Traditional clay roofs are an important feature of many of Britain’s oldest towns and villages, playing a key role in the rural landscape. This is certainly the case in my area of the country, Yorkshire, where we have three Areas of Outstanding Natural Beauty and three National Parks. Therefore, preserving the heritage of traditional clay roofs in these areas is very important.

Yet at the same time, the ongoing challenges of increasingly extreme and volatile weather in the UK, means that clay roofs need to conform to modern fixing standards. Since the revised BS 5534 was introduced, there has been some real concern among roofing contractors and builders about how to balance the traditional aesthetic with stricter fixing requirements. This is of particular concern in parts of the country that have very strict planning stipulations.

There seems to be a misconception that in order to comply with BS 5534:2014, a dry fix system must be used for all single lap tiles. However, this isn’t the case. While on a modern building, in a non-conservation area, dry fix will undoubtedly be the most secure and cost effective option, for some traditional and heritage builds it simply won’t be appropriate. That’s why BS 5534 does allow for mortar bedding, as long as it is also accompanied by mechanical fixing.

At Marley Eternit, our technical experts are here to help contractors working in Areas of Outstanding Natural Beauty, so that they can create a traditional roof which meets planning requirements, but is also fixed to modern standards. In addition to our dry fix systems, we also offer mortar-bedded mechanical fixing kits and verge clips that can be used for traditional builds, as well as our SoloFix one piece clip and nail that can reduce roof clipping time by 30%. We also sell double dentil slips, which we recommend are used for mortar bedded projects. These slips are inserted into the mortar along ridges and hips to prevent it from cracking.

With some listed and historic buildings, it can be difficult to find a practical, or acceptable aesthetic, way to fix the tile mechanically on the roof. Earlier this year, BS 5534 was revised to clarify this situation and the standard now states that the recommendations may not always be appropriate for old roofs, especially for historically or architecturally important buildings. In these cases, it is now recommended to consult with the local planning authority or appropriate conservation organisation.

Yet in many cases, contractors will actually want to use dry fix on a traditional clay roof because of the security and time saving benefits. In these cases, we have a range of dry fix systems that can be used to help create the right aesthetic. For example, a traditional clay pantile can’t usually be used with a dry fix system, but our Lincoln interlocking pantile can.

Pantiles and planning
Pantiles are widely used in my area in Yorkshire, as well as other parts of the country such as Lincolnshire, East Anglia, Norfolk, Humberside and Eastern Scotland. Some roofers may never have to fit them, but they are often stipulated by planning in conservation areas and they are well known for being difficult to install, requiring lots of sorting and setting out time.

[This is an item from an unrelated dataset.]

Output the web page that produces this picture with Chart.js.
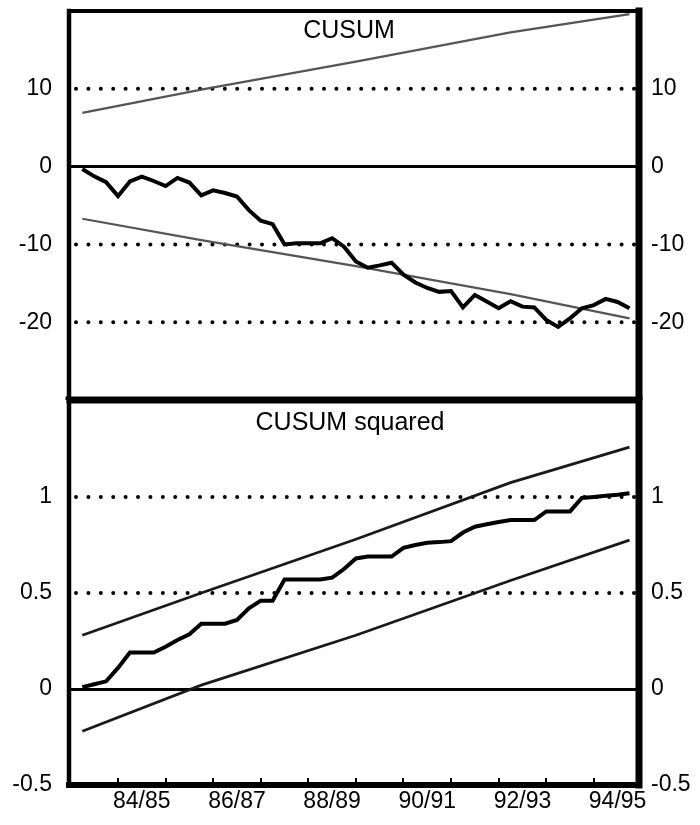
<!DOCTYPE html>
<html>
<head>
<meta charset="utf-8">
<script src="https://cdn.jsdelivr.net/npm/chart.js@4.4.0/dist/chart.umd.min.js"></script>
<style>
  html, body { margin: 0; padding: 0; background: #fff; }
  #wrap { position: relative; width: 700px; height: 825px; }
  canvas { position: absolute; left: 0; }
  #cusum { top: 0; }
  #cusumsq { top: 400px; }
</style>
</head>
<body>
<div id="wrap">
  <canvas id="cusum" width="700" height="400"></canvas>
  <canvas id="cusumsq" width="700" height="425"></canvas>
</div>
<script>
const FONT = '"Liberation Sans", Arial, Helvetica, sans-serif';

// quarterly recursive residual tests, first obs 1983 Q2 (fiscal years on the axis)
const firstQuarter = 83.25;
const cusum = [
  -0.3, -1.25, -2.0, -3.8, -1.9, -1.3, -1.85, -2.5, -1.45, -2.05,
  -3.7, -3.05, -3.4, -3.85, -5.6, -6.95, -7.4, -10.0, -9.85, -9.85,
  -9.85, -9.2, -10.3, -12.2, -13.0, -12.7, -12.35, -13.9, -14.9, -15.6,
  -16.1, -16.0, -18.1, -16.5, -17.35, -18.2, -17.3, -18.0, -18.1, -19.7,
  -20.6, -19.5, -18.2, -17.8, -17.0, -17.4, -18.2
];
const cusumSq = [
  0.01, 0.025, 0.04, 0.11, 0.19, 0.19, 0.19, 0.22, 0.255, 0.285,
  0.34, 0.34, 0.34, 0.36, 0.42, 0.46, 0.46, 0.57, 0.57, 0.57,
  0.57, 0.58, 0.625, 0.68, 0.69, 0.69, 0.69, 0.735, 0.75, 0.762,
  0.765, 0.77, 0.815, 0.845, 0.858, 0.87, 0.88, 0.88, 0.88, 0.925,
  0.925, 0.925, 0.995, 1.0, 1.006, 1.012, 1.02
];

// 5% bounds, read at these quarter indices
const boundIdx = [0, 10, 23, 36, 46];
const cusumUpper = [6.9, 9.9, 13.5, 17.25, 19.6];
const cusumLower = [-6.7, -9.45, -12.8, -16.4, -19.5];
const sqUpper = [0.28, 0.5, 0.78, 1.075, 1.26];
const sqLower = [-0.22, 0.02, 0.28, 0.565, 0.775];

// axes
const xMin = 82.97, xMax = 94.95;
const yearTicks = [84, 85, 86, 87, 88, 89, 90, 91, 92, 93, 94];
const yearLabels = ['84/85', '', '86/87', '', '88/89', '', '90/91', '', '92/93', '', '94/95'];
const cusumTicks = [-20, -10, 0, 10];
const cusumRefs = [10, -10, -20];
const sqTicks = [-0.5, 0, 0.5, 1];
const sqRefs = [1, 0.5];

const quarters = cusum.map((_, i) => firstQuarter + i * 0.25);
const series = vals => vals.map((v, i) => ({ x: quarters[i], y: v }));
const bound = vals => vals.map((v, i) => ({ x: quarters[boundIdx[i]], y: v }));

const framePlugin = {
  id: 'frame',
  afterDatasetsDraw(chart, args, opts) {
    const { ctx, chartArea: a } = chart;
    ctx.save();
    ctx.strokeStyle = '#000';
    ctx.lineCap = 'square';
    const side = (w, x1, y1, x2, y2) => {
      if (!w) return;
      ctx.lineWidth = w;
      ctx.beginPath();
      ctx.moveTo(x1, y1);
      ctx.lineTo(x2, y2);
      ctx.stroke();
    };
    side(opts.top, a.left, a.top, a.right, a.top);
    side(opts.bottom, a.left, a.bottom, a.right, a.bottom);
    side(opts.left, a.left, a.top, a.left, a.bottom);
    side(opts.right, a.right, a.top, a.right, a.bottom);
    ctx.restore();
  }
};

const titlePlugin = {
  id: 'panelTitle',
  afterDatasetsDraw(chart, args, opts) {
    const { ctx, chartArea: a } = chart;
    ctx.save();
    ctx.font = '25px ' + FONT;
    ctx.fillStyle = '#000';
    ctx.textAlign = 'center';
    ctx.textBaseline = 'alphabetic';
    ctx.fillText(opts.text, (a.left + a.right) / 2 + opts.dx, a.top + opts.dy);
    ctx.restore();
  }
};

function refLine(level) {
  return {
    data: [{ x: xMin, y: level }, { x: xMax, y: level }],
    borderColor: '#000',
    borderWidth: 4,
    borderDash: [0, 12.4],
    borderDashOffset: 5.4,
    borderCapStyle: 'round'
  };
}

function yAxes(min, max, tickVals) {
  const common = {
    min: min,
    max: max,
    afterBuildTicks: s => { s.ticks = tickVals.map(v => ({ value: v })); },
    border: { display: false },
    ticks: {
      color: '#000',
      font: { family: FONT, size: 23 },
      callback: v => String(v)
    }
  };
  return {
    y: Object.assign({}, common, {
      position: 'left',
      grid: {
        drawTicks: false,
        lineWidth: 3,
        color: c => (c.tick && c.tick.value === 0 ? '#000' : 'rgba(0,0,0,0)')
      },
      ticks: Object.assign({}, common.ticks, { padding: 17 }),
      afterFit: s => { s.width = 69; s.paddingTop = 0; s.paddingBottom = 0; }
    }),
    y2: Object.assign({}, common, {
      position: 'right',
      grid: { display: false, drawTicks: false },
      ticks: Object.assign({}, common.ticks, { padding: 12 }),
      afterFit: s => { s.width = 61; s.paddingTop = 0; s.paddingBottom = 0; }
    })
  };
}

// top panel: CUSUM
new Chart(document.getElementById('cusum'), {
  type: 'line',
  data: {
    datasets: [
      { data: series(cusum), borderColor: '#000', borderWidth: 4, borderJoinStyle: 'miter' },
      { data: bound(cusumUpper), borderColor: '#555', borderWidth: 2.2 },
      { data: bound(cusumLower), borderColor: '#555', borderWidth: 2.2 },
      ...cusumRefs.map(refLine)
    ]
  },
  options: {
    responsive: false,
    animation: false,
    events: [],
    layout: { padding: { top: 11, bottom: 0, left: 0, right: 0 } },
    elements: { point: { radius: 0 }, line: { tension: 0 } },
    plugins: {
      legend: { display: false },
      tooltip: { enabled: false },
      frame: { top: 4, left: 4.5, right: 7, bottom: 7 },
      panelTitle: { text: 'CUSUM', dx: -5, dy: 27 }
    },
    scales: Object.assign({
      x: { type: 'linear', min: xMin, max: xMax, display: false }
    }, yAxes(-30, 20, cusumTicks))
  },
  plugins: [framePlugin, titlePlugin]
});

// bottom panel: CUSUM of squares
new Chart(document.getElementById('cusumsq'), {
  type: 'line',
  data: {
    datasets: [
      { data: series(cusumSq), borderColor: '#000', borderWidth: 4, borderJoinStyle: 'miter' },
      { data: bound(sqUpper), borderColor: '#1a1a1a', borderWidth: 2.8 },
      { data: bound(sqLower), borderColor: '#1a1a1a', borderWidth: 2.8 },
      ...sqRefs.map(refLine)
    ]
  },
  options: {
    responsive: false,
    animation: false,
    events: [],
    layout: { padding: { top: 1, bottom: 0, left: 0, right: 0 } },
    elements: { point: { radius: 0 }, line: { tension: 0 } },
    plugins: {
      legend: { display: false },
      tooltip: { enabled: false },
      frame: { top: 5, left: 4.5, right: 7, bottom: 6 },
      panelTitle: { text: 'CUSUM squared', dx: -4, dy: 29 }
    },
    scales: Object.assign({
      x: {
        type: 'linear',
        min: xMin,
        max: xMax,
        afterBuildTicks: s => { s.ticks = yearTicks.map(v => ({ value: v })); },
        border: { display: false },
        grid: { drawOnChartArea: false, drawTicks: true, tickLength: -7, lineWidth: 2, color: '#000' },
        ticks: {
          autoSkip: false,
          maxRotation: 0,
          minRotation: 0,
          labelOffset: 23.8,
          padding: 10,
          color: '#000',
          font: { family: FONT, size: 23 },
          callback: (v, i) => yearLabels[i]
        },
        afterFit: s => { s.height = 40; s.paddingLeft = 0; s.paddingRight = 0; }
      }
    }, yAxes(-0.5, 1.5, sqTicks))
  },
  plugins: [framePlugin, titlePlugin]
});
</script>
</body>
</html>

However, our Lincoln interlocking product, while looking like a traditional clay pantile, is designed to reduce the amount of time contractors spend on a roof. It has a completely ‘open-gauge’ to speed up installation, providing flexibility, without the need for complicated setting out or specialist skills.

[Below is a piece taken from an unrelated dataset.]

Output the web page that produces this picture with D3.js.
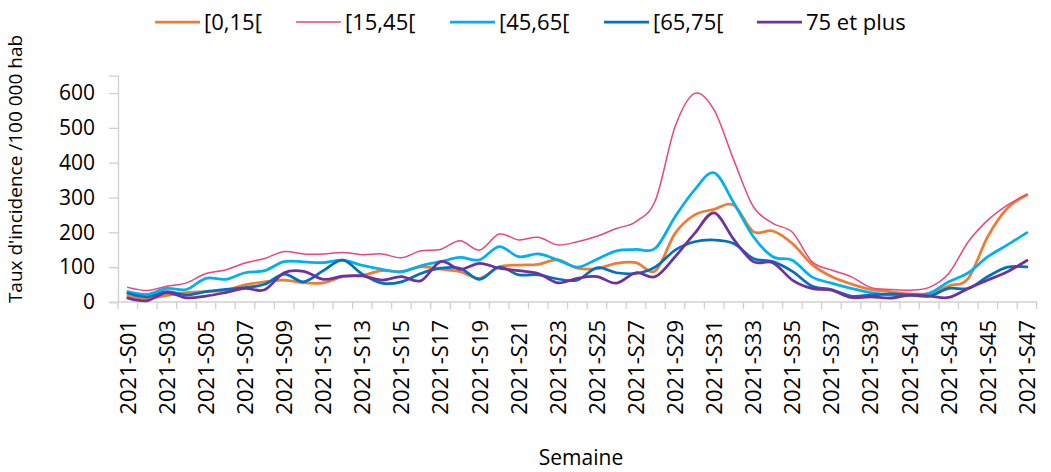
<!DOCTYPE html>
<html>
<head>
<meta charset="utf-8">
<script src="https://cdn.jsdelivr.net/npm/d3@7"></script>
<style>
  html, body { margin: 0; padding: 0; background: #fff; }
  svg { display: block; }
  text { font-family: "Open Sans", "Noto Sans", sans-serif; fill: #000; }
</style>
</head>
<body>
<svg id="chart" width="1051" height="472"></svg>
<script>
const weeks = ["2021-S01","2021-S02","2021-S03","2021-S04","2021-S05","2021-S06","2021-S07","2021-S08","2021-S09","2021-S10",
  "2021-S11","2021-S12","2021-S13","2021-S14","2021-S15","2021-S16","2021-S17","2021-S18","2021-S19","2021-S20",
  "2021-S21","2021-S22","2021-S23","2021-S24","2021-S25","2021-S26","2021-S27","2021-S28","2021-S29","2021-S30",
  "2021-S31","2021-S32","2021-S33","2021-S34","2021-S35","2021-S36","2021-S37","2021-S38","2021-S39","2021-S40",
  "2021-S41","2021-S42","2021-S43","2021-S44","2021-S45","2021-S46","2021-S47"];

const seriesNames = ["[0,15[", "[15,45[", "[45,65[", "[65,75[", "75 et plus"];

const age0_15 = [17,10,19,27,30,34,49,58,63,55,55,73,76,90,87,101,94,87,68,101,106,108,121,97,96,111,113,90,197,250,266,278,202,204,168,108,73,52,36,30,23,25,46,68,188,269,307];
const age15_45 = [42,33,45,55,82,92,112,125,145,138,138,142,136,138,127,147,151,176,149,195,178,186,164,173,189,211,231,293,503,599,551,408,274,226,200,116,92,73,42,36,34,42,82,173,235,278,310];
const age45_65 = [30,22,39,36,68,65,84,90,116,115,113,120,105,94,87,104,116,128,121,159,130,138,121,100,123,147,151,155,245,322,371,285,188,130,120,72,54,39,27,20,20,25,58,84,130,164,199];
const age65_75 = [25,15,30,20,30,36,41,51,80,58,90,120,80,54,58,82,97,97,65,100,78,78,66,63,98,84,82,101,149,173,178,168,125,116,88,46,36,17,20,23,20,17,39,39,73,100,101];
const age75plus = [11,4,27,12,17,27,39,35,84,88,65,74,75,63,73,61,116,94,111,97,90,82,55,68,73,54,84,73,130,197,256,180,116,113,63,39,34,13,15,11,20,17,13,39,63,87,119];

const yTicks = [0,100,200,300,400,500,600];
const xTickLabels = weeks.filter((d, i) => i % 2 === 0);

const seriesValues = [age0_15, age15_45, age45_65, age65_75, age75plus];
const colors = ["#ED7D31", "#E8467C", "#00B0F0", "#0070C0", "#7030A0"];
const widths = [2.75, 1.5, 2.75, 2.75, 2.75];

const svg = d3.select("#chart");
const axisColor = "#D0D0D0";

const x = d3.scaleBand().domain(weeks).range([118, 1036.7]).padding(0);
const y = d3.scaleLinear().domain([0, 650]).range([302, 75.6]);

// Y axis
const yAxis = svg.append("g").attr("transform", "translate(118,0)")
  .call(d3.axisLeft(y).tickValues(yTicks).tickSize(9).tickPadding(14).tickFormat(d3.format("d")));
yAxis.select(".domain").attr("stroke", axisColor).attr("stroke-width", 1.3);
yAxis.selectAll(".tick line").attr("stroke", axisColor).attr("stroke-width", 1.3);
yAxis.selectAll(".tick text").attr("font-size", 21).attr("font-family", "Open Sans").attr("fill", "#000");

// X axis line and boundary ticks
const xg = svg.append("g");
xg.append("line").attr("x1", x.range()[0]).attr("x2", x.range()[1])
  .attr("y1", y(0)).attr("y2", y(0)).attr("stroke", axisColor).attr("stroke-width", 1.3);
const boundaries = weeks.map(w => x(w)).concat([x.range()[1]]);
xg.selectAll("line.tk").data(boundaries).join("line").attr("class", "tk")
  .attr("x1", d => d).attr("x2", d => d).attr("y1", y(0)).attr("y2", y(0) + 7)
  .attr("stroke", axisColor).attr("stroke-width", 1.3);
xg.selectAll("text.xl").data(xTickLabels).join("text").attr("class", "xl")
  .attr("transform", d => `translate(${x(d) + x.bandwidth() / 2},320) rotate(-90)`)
  .attr("text-anchor", "end").attr("dy", "0.36em")
  .attr("font-size", 22).text(d => d);

// Lines
const line = d3.line()
  .x((d, i) => x(weeks[i]) + x.bandwidth() / 2)
  .y(d => y(d))
  .curve(d3.curveCardinal.tension(0));

svg.append("g").selectAll("path").data(seriesValues).join("path")
  .attr("d", d => line(d)).attr("fill", "none")
  .attr("stroke", (d, i) => colors[i]).attr("stroke-width", (d, i) => widths[i])
  .attr("stroke-linejoin", "round").attr("stroke-linecap", "round");

// Legend
const legendX = [155, 296, 450, 604, 757];
const lg = svg.append("g");
seriesNames.forEach((name, i) => {
  lg.append("line").attr("x1", legendX[i]).attr("x2", legendX[i] + 45)
    .attr("y1", 22).attr("y2", 22).attr("stroke", colors[i]).attr("stroke-width", widths[i]);
  lg.append("text").attr("x", legendX[i] + 49).attr("y", 22).attr("dy", "0.35em")
    .attr("font-size", 22).text(name);
});

// Axis titles
svg.append("text").attr("transform", "translate(15,169) rotate(-90)")
  .attr("text-anchor", "middle").attr("dy", "0.35em").attr("font-size", 19)
  .text("Taux d'incidence /100 000 hab");
svg.append("text").attr("x", 581).attr("y", 465).attr("text-anchor", "middle")
  .attr("font-size", 21).text("Semaine");
</script>
</body>
</html>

There is a misconception that clay interlocking pantiles might not be accepted by planning. However, our Lincoln tiles have already been used on projects in conversation areas across the country. For example, they were recently used on a double barn conversion in the Teversal conservation area in Nottinghamshire. Our Lincoln pantiles in Rustic Red were chosen to replace the roofs on the historic barns because the tiles were easier to install, but still gave the traditional curved rustic aesthetic dictated by planning.

Recently I spoke with many planning departments across Yorkshire on this subject, and all but one sub planning group, said they have no issues at all with an interlocking clay pantile like the Lincoln because of its hidden cloaked interlock, which gives the appearance of a non-interlocking tile when laid on a roof. In fact, it can actually be used almost anywhere in Yorkshire and this is a similar picture across the rest of the UK.